* **RECORDED DATA**:
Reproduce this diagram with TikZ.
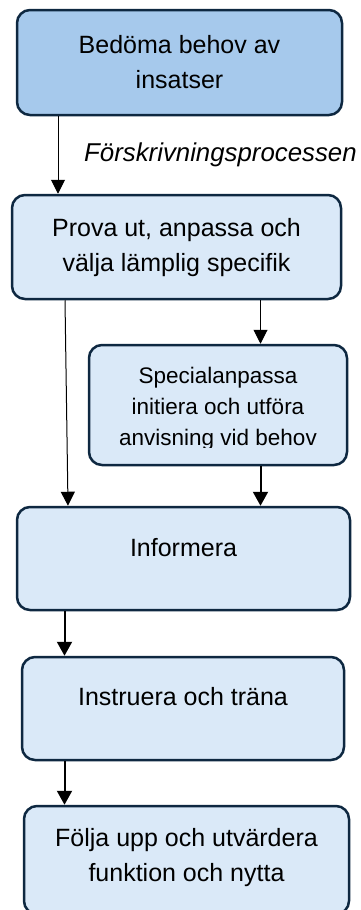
\documentclass[tikz,border=0pt]{standalone}
\usepackage{fontspec}
\setmainfont{Liberation Sans}
\usetikzlibrary{arrows.meta}
\definecolor{bordc}{HTML}{0E2841}
\definecolor{darkfill}{HTML}{A6C9EC}
\definecolor{lightfill}{HTML}{DAE9F8}
\begin{document}
\begin{tikzpicture}[x=1pt,y=-1pt,
  box/.style={draw=bordc,line width=2.5pt,rounded corners=13pt,fill=lightfill,inner sep=0pt},
  txt/.style={align=center,font=\fontsize{25}{35}\selectfont,inner sep=0pt},
  stxt/.style={align=center,font=\fontsize{22.5}{31}\selectfont,inner sep=0pt},
  thinarr/.style={line width=1pt,-{Triangle[width=14pt,length=14pt]}},
  thickarr/.style={line width=2pt,-{Triangle[width=15pt,length=14pt]}}]
\useasboundingbox (0,0) rectangle (361,910);
% boxes
\node[box,fill=darkfill,minimum width=325pt,minimum height=105pt] (b1) at (179.5,62.5) {};
\node[box,minimum width=329pt,minimum height=104pt] (b2) at (176.5,247) {};
\node[box,minimum width=258pt,minimum height=120pt] (b3) at (218,405) {};
\node[box,minimum width=333pt,minimum height=103pt] (b4) at (183.5,558.5) {};
\node[box,minimum width=322pt,minimum height=103pt] (b5) at (183,708.5) {};
\node[box,minimum width=325pt,minimum height=108pt] (b6) at (186.5,860) {};
% texts
\node[txt] (t1) at (179.5,62.5) {Bedöma behov av\\insatser};
\node[txt] (t2) at (176.5,247.5) {Prova ut, anpassa och\\välja lämplig specifik};
\begin{scope}
\clip (89,345) rectangle (347,447.5);
\node[stxt] (t3) at (218,409) {Specialanpassa\\initiera och utföra\\anvisning vid behov};
\end{scope}
\node[txt] (t4) at (183.5,548) {Informera};
\node[txt] (t5) at (183,697) {Instruera och träna};
\node[txt] (t6) at (186.5,857.5) {Följa upp och utvärdera\\funktion och nytta};
\node[txt,font=\fontsize{25.8}{30}\itshape\selectfont,anchor=west] (lab) at (84,155) {Förskrivningsprocessen};
% connector coordinates
\coordinate (c58) at (58,0);
\coordinate (c65) at (65,0);
\coordinate (c68) at (68,0);
\coordinate (c260) at (260.5,0);
\coordinate (c64) at (64.5,0);
\draw[thinarr] (b1.south -| c58) -- (b2.north -| c58);
\draw[thinarr] (b2.south -| c65) -- (b4.north -| c68);
\draw[thinarr] (b2.south -| c260) -- (b3.north -| c260);
\draw[thickarr] (b3.south -| c260) -- (b4.north -| c260);
\draw[thickarr] (b4.south -| c64) -- (b5.north -| c64);
\draw[thickarr] (b5.south -| c64) -- (b6.north -| c64);
\end{tikzpicture}
\end{document}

* **EXERCISE AIM**: Leave the pictures out and copy the rest of the data exactly.

* **TASK RESULT**:
Reproduce this diagram with TikZ.
\documentclass[tikz,border=0pt]{standalone}
\usepackage{fontspec}
\setmainfont{Liberation Sans}
\usetikzlibrary{arrows.meta}
\definecolor{bordc}{HTML}{0E2841}
\definecolor{darkfill}{HTML}{A6C9EC}
\definecolor{lightfill}{HTML}{DAE9F8}
\begin{document}
\begin{tikzpicture}[x=1pt,y=-1pt,
  box/.style={draw=bordc,line width=2.5pt,rounded corners=13pt,fill=lightfill,inner sep=0pt},
  txt/.style={align=center,font=\fontsize{25}{35}\selectfont,inner sep=0pt},
  stxt/.style={align=center,font=\fontsize{22.5}{31}\selectfont,inner sep=0pt},
  thinarr/.style={line width=1pt,-{Triangle[width=14pt,length=14pt]}},
  thickarr/.style={line width=2pt,-{Triangle[width=15pt,length=14pt]}}]
\useasboundingbox (0,0) rectangle (361,910);
% boxes
\node[box,fill=darkfill,minimum width=325pt,minimum height=105pt] (b1) at (179.5,62.5) {};
\node[box,minimum width=329pt,minimum height=104pt] (b2) at (176.5,247) {};
\node[box,minimum width=258pt,minimum height=120pt] (b3) at (218,405) {};
\node[box,minimum width=333pt,minimum height=103pt] (b4) at (183.5,558.5) {};
\node[box,minimum width=322pt,minimum height=103pt] (b5) at (183,708.5) {};
\node[box,minimum width=325pt,minimum height=108pt] (b6) at (186.5,860) {};
% texts
\node[txt] (t1) at (179.5,62.5) {Bedöma behov av\\insatser};
\node[txt] (t2) at (176.5,247.5) {Prova ut, anpassa och\\välja lämplig specifik};
\begin{scope}
\clip (89,345) rectangle (347,447.5);
\node[stxt] (t3) at (218,409) {Specialanpassa\\initiera och utföra\\anvisning vid behov};
\end{scope}
\node[txt] (t4) at (183.5,548) {Informera};
\node[txt] (t5) at (183,697) {Instruera och träna};
\node[txt] (t6) at (186.5,857.5) {Följa upp och utvärdera\\funktion och nytta};
\node[txt,font=\fontsize{25.8}{30}\itshape\selectfont,anchor=west] (lab) at (84,155) {Förskrivningsprocessen};
% connector coordinates
\coordinate (c58) at (58,0);
\coordinate (c65) at (65,0);
\coordinate (c68) at (68,0);
\coordinate (c260) at (260.5,0);
\coordinate (c64) at (64.5,0);
\draw[thinarr] (b1.south -| c58) -- (b2.north -| c58);
\draw[thinarr] (b2.south -| c65) -- (b4.north -| c68);
\draw[thinarr] (b2.south -| c260) -- (b3.north -| c260);
\draw[thickarr] (b3.south -| c260) -- (b4.north -| c260);
\draw[thickarr] (b4.south -| c64) -- (b5.north -| c64);
\draw[thickarr] (b5.south -| c64) -- (b6.north -| c64);
\end{tikzpicture}
\end{document}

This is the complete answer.